Start of Dataset extract

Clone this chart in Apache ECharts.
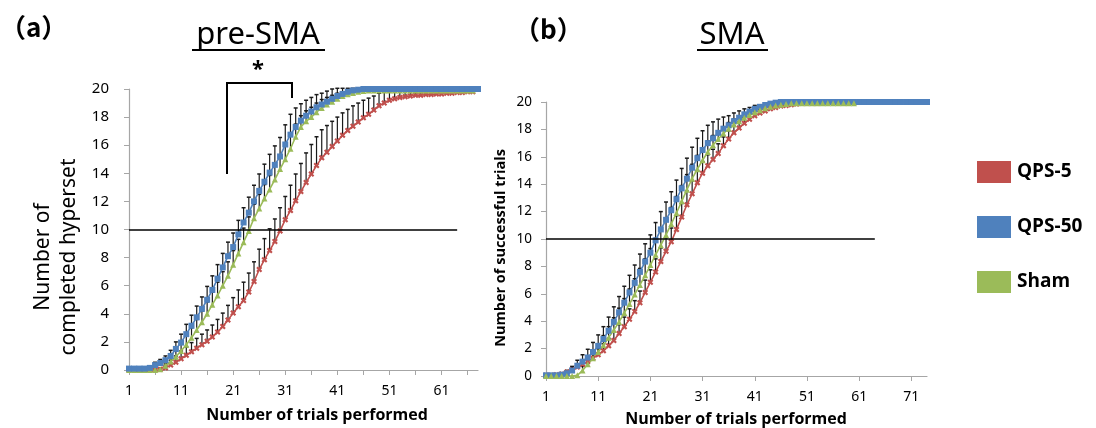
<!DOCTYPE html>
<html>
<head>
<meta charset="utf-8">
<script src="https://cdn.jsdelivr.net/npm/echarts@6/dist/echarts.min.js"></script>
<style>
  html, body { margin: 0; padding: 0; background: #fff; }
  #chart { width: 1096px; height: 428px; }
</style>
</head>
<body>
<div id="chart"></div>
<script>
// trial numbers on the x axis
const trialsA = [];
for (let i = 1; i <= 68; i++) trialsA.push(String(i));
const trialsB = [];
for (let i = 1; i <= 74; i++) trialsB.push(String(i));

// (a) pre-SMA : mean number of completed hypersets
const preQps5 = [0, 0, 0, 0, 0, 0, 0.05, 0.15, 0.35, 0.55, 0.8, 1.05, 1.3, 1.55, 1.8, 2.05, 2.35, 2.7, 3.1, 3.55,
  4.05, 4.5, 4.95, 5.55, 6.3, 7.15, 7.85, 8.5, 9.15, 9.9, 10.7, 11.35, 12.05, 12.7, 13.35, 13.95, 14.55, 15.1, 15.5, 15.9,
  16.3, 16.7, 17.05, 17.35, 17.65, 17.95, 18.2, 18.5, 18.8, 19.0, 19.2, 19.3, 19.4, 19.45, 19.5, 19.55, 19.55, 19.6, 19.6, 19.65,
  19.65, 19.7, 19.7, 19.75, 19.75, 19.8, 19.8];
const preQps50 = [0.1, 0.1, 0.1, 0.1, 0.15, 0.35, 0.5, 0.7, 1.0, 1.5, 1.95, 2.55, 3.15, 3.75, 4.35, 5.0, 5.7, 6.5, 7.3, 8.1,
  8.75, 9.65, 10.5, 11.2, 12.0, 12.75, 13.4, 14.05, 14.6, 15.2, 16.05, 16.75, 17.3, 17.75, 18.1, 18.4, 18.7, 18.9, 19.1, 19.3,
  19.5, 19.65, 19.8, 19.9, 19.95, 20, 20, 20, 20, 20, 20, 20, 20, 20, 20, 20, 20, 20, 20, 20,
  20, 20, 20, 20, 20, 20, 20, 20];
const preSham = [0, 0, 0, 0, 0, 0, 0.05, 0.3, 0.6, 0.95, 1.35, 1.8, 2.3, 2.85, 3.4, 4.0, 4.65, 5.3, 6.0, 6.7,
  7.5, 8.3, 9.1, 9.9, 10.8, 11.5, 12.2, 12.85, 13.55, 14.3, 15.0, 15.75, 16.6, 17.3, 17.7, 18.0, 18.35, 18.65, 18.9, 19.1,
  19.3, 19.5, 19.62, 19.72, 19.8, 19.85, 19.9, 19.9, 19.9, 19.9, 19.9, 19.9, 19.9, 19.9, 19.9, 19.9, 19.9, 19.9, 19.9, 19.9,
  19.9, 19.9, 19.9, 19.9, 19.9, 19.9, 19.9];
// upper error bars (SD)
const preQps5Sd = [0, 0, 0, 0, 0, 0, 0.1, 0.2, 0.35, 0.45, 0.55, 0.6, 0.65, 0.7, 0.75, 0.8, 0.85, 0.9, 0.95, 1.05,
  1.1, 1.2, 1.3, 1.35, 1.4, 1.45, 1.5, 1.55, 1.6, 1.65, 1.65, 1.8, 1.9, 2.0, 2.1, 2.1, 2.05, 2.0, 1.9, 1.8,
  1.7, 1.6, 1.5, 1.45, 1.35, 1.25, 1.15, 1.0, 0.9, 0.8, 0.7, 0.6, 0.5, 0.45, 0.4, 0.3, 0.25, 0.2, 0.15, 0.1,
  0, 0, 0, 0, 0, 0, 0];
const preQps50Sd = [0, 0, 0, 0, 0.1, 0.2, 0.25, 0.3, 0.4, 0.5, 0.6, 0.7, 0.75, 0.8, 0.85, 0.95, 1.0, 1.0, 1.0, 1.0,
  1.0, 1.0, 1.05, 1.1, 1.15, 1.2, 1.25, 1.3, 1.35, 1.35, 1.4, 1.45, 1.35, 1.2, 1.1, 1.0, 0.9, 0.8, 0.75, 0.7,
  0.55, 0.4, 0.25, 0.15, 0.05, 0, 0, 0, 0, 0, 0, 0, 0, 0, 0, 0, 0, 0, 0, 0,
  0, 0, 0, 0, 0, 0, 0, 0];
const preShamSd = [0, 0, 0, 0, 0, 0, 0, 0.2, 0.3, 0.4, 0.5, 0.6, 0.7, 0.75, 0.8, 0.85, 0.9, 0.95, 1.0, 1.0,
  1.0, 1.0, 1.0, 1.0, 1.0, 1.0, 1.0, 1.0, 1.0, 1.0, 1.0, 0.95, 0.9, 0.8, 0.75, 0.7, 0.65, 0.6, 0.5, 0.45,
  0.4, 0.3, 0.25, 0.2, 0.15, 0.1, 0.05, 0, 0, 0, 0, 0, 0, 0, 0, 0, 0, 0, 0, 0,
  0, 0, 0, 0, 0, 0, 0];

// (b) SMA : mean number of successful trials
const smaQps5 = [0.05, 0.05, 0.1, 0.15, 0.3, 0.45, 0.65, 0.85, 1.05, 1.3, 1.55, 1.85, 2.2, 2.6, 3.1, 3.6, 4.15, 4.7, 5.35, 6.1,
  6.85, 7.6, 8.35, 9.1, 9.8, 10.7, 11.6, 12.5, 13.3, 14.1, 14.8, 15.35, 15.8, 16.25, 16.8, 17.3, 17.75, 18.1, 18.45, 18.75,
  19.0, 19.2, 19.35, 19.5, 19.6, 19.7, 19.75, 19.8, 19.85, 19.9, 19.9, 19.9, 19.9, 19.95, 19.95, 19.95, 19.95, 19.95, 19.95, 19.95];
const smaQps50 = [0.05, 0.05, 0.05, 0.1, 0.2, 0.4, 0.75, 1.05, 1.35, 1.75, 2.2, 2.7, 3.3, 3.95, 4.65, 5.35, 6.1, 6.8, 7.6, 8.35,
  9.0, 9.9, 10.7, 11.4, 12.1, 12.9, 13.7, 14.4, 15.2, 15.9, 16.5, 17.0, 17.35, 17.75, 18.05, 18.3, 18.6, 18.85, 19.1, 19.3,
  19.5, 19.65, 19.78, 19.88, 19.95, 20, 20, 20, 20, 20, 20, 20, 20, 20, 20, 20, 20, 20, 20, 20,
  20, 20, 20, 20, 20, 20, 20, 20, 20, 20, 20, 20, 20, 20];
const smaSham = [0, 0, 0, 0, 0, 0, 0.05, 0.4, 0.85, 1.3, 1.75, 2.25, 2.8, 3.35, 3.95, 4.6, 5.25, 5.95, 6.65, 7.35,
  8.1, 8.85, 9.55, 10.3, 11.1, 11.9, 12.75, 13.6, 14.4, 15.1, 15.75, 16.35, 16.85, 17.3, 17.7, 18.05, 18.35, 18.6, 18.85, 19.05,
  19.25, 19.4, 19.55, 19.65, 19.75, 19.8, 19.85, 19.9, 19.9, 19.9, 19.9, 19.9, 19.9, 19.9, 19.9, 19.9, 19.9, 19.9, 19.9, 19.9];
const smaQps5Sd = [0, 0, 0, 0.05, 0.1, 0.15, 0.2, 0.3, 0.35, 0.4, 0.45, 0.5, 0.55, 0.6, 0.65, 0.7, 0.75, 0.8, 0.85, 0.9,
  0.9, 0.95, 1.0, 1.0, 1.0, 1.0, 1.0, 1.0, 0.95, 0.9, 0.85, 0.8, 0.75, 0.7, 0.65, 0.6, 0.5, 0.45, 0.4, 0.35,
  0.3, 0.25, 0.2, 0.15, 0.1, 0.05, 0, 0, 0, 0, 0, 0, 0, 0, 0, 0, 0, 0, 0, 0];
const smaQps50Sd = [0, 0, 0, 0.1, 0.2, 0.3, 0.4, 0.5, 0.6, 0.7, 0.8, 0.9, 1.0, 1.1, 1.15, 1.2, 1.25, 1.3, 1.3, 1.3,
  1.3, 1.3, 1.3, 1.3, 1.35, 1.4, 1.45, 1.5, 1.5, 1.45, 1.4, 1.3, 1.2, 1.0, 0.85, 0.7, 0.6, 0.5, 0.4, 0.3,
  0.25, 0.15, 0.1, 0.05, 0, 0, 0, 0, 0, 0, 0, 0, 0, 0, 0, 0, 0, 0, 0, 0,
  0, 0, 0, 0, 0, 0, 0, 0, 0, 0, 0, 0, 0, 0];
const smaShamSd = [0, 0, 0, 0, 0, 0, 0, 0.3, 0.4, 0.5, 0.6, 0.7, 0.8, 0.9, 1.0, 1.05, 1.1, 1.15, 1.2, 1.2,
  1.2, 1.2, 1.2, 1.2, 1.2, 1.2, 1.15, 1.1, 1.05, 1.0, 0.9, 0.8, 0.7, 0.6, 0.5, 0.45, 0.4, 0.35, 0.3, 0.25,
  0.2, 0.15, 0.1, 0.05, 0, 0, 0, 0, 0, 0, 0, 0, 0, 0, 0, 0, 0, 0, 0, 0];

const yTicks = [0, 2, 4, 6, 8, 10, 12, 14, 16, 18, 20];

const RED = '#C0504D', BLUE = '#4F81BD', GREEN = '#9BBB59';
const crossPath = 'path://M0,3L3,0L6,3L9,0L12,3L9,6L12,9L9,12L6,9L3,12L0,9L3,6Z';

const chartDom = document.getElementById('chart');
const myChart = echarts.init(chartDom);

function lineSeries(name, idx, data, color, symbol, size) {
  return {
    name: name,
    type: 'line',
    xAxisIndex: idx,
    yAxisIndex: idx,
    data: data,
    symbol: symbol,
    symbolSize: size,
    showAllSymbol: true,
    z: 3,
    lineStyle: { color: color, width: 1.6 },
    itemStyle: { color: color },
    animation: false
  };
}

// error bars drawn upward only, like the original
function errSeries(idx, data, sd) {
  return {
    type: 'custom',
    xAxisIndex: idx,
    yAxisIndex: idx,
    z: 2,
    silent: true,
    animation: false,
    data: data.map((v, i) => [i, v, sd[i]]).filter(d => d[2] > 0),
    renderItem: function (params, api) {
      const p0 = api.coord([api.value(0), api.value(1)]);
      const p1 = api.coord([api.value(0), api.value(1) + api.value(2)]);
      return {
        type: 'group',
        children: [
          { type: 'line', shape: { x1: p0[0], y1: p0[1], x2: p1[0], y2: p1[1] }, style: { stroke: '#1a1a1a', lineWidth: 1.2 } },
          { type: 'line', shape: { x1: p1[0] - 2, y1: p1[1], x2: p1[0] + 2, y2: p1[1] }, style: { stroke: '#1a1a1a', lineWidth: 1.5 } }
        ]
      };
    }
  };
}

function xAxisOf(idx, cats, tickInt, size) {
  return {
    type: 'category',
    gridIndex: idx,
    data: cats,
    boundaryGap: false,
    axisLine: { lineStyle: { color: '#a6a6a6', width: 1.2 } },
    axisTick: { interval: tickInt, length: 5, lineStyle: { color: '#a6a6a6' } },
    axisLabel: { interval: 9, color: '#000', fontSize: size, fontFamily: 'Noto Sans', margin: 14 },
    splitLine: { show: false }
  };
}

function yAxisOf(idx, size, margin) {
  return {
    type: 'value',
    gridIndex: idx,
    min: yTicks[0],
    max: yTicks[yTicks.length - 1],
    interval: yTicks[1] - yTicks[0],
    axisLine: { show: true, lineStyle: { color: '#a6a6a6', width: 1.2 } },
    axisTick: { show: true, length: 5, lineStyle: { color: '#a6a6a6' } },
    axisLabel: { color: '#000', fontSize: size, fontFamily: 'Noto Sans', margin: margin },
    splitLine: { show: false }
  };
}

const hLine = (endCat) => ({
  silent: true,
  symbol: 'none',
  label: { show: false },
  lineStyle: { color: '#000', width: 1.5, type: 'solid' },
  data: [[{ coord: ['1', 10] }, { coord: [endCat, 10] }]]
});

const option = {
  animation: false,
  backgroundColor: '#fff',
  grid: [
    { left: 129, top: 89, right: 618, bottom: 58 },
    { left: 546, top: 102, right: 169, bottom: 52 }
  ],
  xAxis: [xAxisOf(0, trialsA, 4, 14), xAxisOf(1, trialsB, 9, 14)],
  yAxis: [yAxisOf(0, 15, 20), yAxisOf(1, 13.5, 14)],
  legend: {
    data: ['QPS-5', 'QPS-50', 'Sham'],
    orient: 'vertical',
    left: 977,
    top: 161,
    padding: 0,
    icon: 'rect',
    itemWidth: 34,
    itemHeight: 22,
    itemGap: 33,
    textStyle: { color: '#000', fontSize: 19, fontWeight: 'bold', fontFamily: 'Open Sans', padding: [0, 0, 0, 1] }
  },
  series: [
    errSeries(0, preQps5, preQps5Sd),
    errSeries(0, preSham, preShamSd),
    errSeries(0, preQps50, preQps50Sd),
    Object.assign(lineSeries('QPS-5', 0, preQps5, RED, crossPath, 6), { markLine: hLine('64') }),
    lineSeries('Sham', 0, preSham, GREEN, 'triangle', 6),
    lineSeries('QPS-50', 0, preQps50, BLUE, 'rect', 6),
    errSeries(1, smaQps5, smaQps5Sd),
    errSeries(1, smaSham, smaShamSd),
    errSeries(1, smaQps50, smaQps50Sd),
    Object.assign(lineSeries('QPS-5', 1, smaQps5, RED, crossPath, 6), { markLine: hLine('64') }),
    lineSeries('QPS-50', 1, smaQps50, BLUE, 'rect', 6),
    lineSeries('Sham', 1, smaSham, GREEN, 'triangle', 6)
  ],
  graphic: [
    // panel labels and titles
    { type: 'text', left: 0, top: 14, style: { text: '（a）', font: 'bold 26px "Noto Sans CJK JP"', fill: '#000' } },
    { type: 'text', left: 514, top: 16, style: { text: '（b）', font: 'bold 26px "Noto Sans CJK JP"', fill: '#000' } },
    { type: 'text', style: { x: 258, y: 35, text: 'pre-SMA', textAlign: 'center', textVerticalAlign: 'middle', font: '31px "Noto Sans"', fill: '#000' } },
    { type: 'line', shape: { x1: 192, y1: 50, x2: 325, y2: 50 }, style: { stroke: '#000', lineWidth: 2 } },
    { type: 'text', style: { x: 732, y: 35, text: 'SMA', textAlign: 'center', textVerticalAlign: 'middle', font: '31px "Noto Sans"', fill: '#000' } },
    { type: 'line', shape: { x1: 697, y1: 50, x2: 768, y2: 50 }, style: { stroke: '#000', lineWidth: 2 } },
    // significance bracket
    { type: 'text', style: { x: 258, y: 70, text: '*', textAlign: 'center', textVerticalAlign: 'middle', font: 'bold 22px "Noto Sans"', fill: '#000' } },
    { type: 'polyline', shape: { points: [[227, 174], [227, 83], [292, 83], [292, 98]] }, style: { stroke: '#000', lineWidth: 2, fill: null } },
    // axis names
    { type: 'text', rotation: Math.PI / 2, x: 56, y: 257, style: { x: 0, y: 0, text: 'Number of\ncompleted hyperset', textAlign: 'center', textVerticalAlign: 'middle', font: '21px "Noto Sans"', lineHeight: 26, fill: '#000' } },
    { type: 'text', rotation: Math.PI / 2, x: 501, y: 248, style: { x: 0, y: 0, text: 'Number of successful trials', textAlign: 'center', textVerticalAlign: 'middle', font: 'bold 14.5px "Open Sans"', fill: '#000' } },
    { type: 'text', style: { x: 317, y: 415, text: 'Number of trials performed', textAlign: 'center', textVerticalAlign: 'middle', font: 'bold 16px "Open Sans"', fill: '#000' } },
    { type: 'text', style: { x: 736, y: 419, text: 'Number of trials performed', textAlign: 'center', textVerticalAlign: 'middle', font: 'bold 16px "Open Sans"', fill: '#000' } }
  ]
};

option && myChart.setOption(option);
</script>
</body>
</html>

End of Dataset extract
Start of Dataset extract

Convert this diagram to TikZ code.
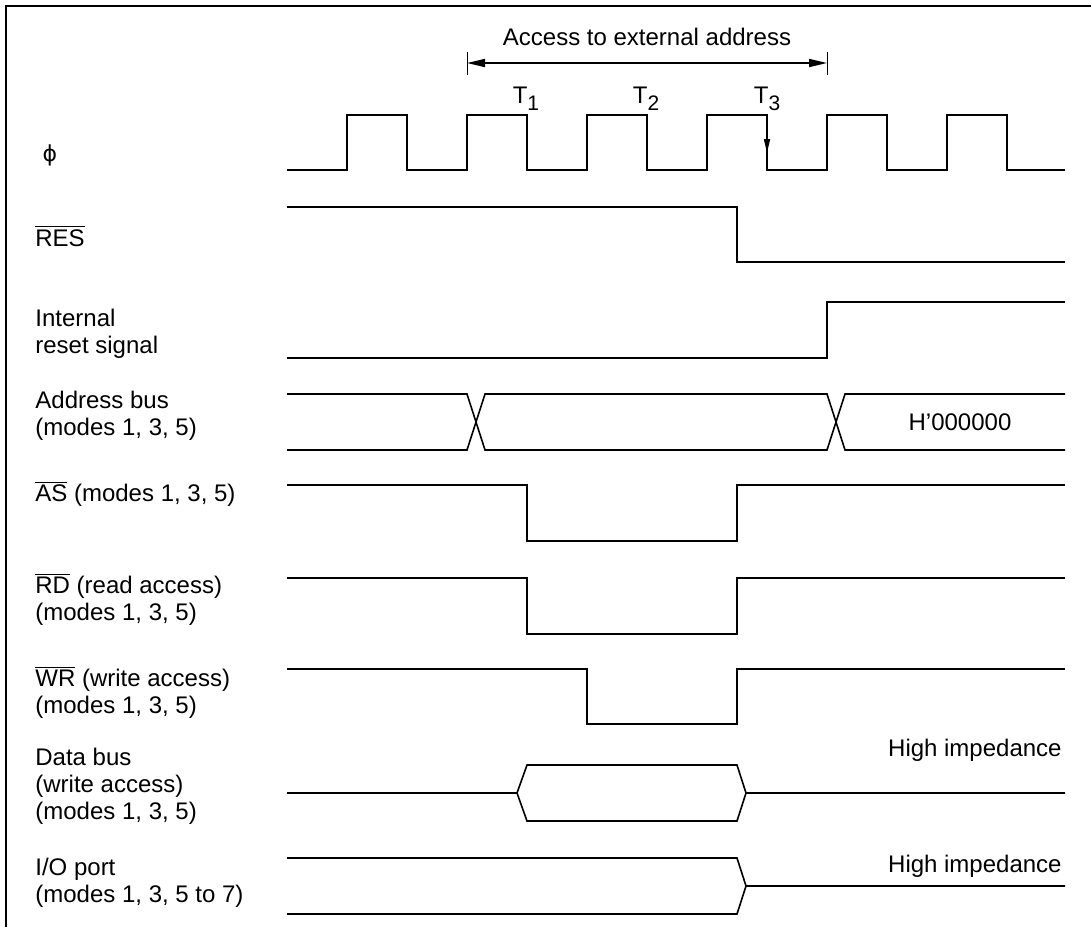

End of Dataset extract
Start of Dataset extract

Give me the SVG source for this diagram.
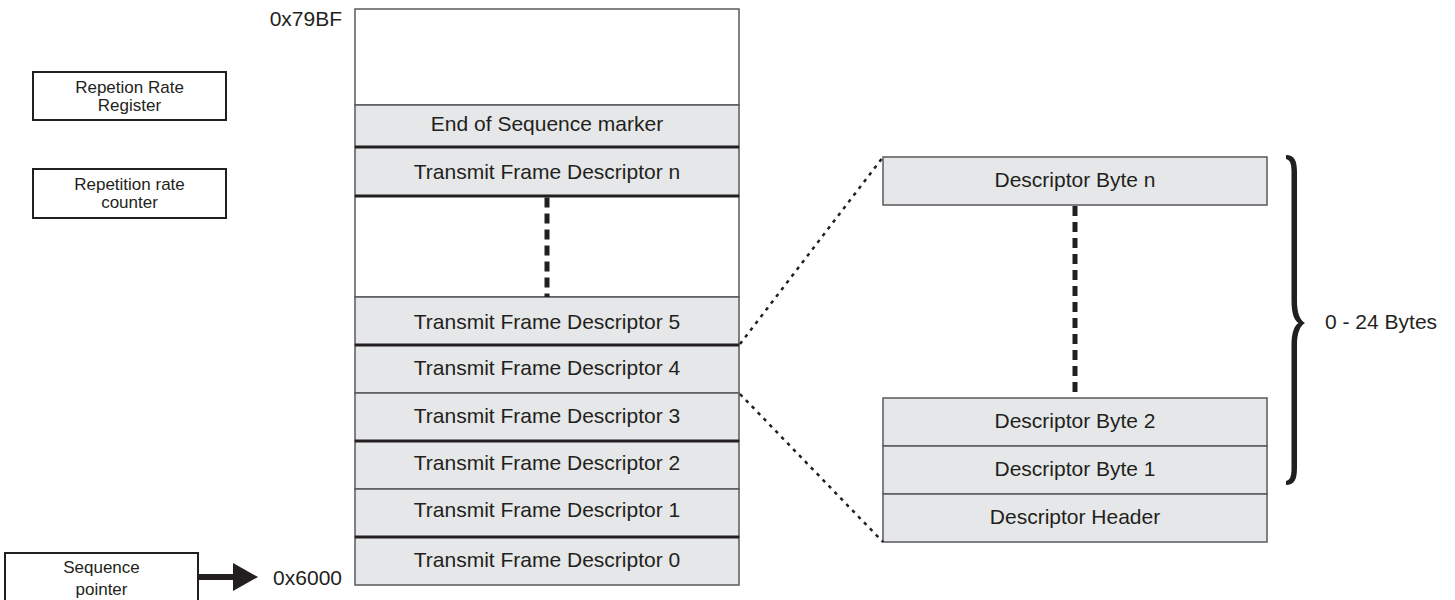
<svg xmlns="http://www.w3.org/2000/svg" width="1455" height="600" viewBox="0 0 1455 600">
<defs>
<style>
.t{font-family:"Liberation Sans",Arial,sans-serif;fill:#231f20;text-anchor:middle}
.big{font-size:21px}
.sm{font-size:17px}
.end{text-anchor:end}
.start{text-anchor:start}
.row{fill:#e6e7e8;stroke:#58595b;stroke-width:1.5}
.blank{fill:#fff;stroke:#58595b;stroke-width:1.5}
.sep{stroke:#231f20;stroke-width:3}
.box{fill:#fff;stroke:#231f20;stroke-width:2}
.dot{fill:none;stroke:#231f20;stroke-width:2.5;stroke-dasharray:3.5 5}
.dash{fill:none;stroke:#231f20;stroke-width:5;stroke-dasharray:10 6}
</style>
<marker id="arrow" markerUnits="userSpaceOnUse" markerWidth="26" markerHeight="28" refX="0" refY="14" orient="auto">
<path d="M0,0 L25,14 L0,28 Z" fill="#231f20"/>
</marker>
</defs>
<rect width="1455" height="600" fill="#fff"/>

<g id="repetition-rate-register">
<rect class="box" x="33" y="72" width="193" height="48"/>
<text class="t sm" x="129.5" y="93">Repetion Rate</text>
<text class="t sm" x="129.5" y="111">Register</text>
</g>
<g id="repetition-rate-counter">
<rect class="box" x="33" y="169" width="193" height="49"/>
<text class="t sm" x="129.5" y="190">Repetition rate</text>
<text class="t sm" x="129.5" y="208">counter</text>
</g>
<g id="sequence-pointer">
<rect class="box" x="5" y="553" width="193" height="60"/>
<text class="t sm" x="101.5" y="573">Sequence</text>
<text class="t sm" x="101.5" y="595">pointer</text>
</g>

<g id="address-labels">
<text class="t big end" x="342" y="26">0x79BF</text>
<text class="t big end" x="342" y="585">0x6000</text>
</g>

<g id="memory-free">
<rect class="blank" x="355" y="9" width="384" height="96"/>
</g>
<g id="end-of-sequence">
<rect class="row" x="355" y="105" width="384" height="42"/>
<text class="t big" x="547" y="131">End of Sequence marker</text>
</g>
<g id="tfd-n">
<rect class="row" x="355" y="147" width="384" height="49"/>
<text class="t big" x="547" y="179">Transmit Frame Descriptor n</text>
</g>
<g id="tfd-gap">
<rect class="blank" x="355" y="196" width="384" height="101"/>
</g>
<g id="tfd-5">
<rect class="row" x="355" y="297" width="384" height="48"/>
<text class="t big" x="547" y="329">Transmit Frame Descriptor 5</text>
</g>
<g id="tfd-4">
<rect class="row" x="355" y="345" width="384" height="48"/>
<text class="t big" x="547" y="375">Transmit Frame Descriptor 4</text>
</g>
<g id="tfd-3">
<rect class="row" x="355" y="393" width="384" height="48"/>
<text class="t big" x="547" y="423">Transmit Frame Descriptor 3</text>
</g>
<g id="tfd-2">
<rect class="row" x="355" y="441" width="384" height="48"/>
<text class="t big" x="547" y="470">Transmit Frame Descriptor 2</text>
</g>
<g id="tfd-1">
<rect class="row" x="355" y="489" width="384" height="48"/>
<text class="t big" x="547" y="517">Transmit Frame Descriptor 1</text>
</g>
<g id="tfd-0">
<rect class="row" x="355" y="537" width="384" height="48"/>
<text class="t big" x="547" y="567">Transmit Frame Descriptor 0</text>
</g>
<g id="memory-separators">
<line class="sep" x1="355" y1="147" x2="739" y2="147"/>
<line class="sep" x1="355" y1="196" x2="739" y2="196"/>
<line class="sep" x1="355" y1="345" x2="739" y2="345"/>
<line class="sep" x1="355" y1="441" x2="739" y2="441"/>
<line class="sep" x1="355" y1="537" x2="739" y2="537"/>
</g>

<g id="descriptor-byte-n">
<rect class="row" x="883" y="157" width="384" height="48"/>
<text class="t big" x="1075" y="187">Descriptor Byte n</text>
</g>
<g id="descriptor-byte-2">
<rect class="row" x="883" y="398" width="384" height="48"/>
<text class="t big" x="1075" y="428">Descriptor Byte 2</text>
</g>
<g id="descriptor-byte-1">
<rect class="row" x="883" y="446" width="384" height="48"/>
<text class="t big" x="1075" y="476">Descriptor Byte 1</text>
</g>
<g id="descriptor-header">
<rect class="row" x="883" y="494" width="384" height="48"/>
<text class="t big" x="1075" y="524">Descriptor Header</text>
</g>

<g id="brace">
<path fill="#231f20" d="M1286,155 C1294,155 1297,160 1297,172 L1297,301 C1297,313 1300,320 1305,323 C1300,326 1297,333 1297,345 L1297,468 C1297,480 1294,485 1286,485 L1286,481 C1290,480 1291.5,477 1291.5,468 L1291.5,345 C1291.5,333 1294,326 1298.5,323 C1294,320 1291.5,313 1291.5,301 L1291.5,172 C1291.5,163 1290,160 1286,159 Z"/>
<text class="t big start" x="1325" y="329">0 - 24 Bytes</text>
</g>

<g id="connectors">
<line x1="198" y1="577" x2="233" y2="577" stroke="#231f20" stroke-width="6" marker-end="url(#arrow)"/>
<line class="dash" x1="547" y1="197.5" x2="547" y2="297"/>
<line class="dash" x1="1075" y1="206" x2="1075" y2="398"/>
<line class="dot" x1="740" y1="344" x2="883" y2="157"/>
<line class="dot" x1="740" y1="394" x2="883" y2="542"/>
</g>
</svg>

End of Dataset extract

* The task:
Starting at the line that contains "Clone this chart in Apache ECharts." and stopping after the line that contains "for (let i = 1; i <= 74;", copy every line exactly. Leave any pictures behind.

* Exercise response:
Clone this chart in Apache ECharts.
<!DOCTYPE html>
<html>
<head>
<meta charset="utf-8">
<script src="https://cdn.jsdelivr.net/npm/echarts@6/dist/echarts.min.js"></script>
<style>
  html, body { margin: 0; padding: 0; background: #fff; }
  #chart { width: 1096px; height: 428px; }
</style>
</head>
<body>
<div id="chart"></div>
<script>
// trial numbers on the x axis
const trialsA = [];
for (let i = 1; i <= 68; i++) trialsA.push(String(i));
const trialsB = [];
for (let i = 1; i <= 74; i++) trialsB.push(String(i));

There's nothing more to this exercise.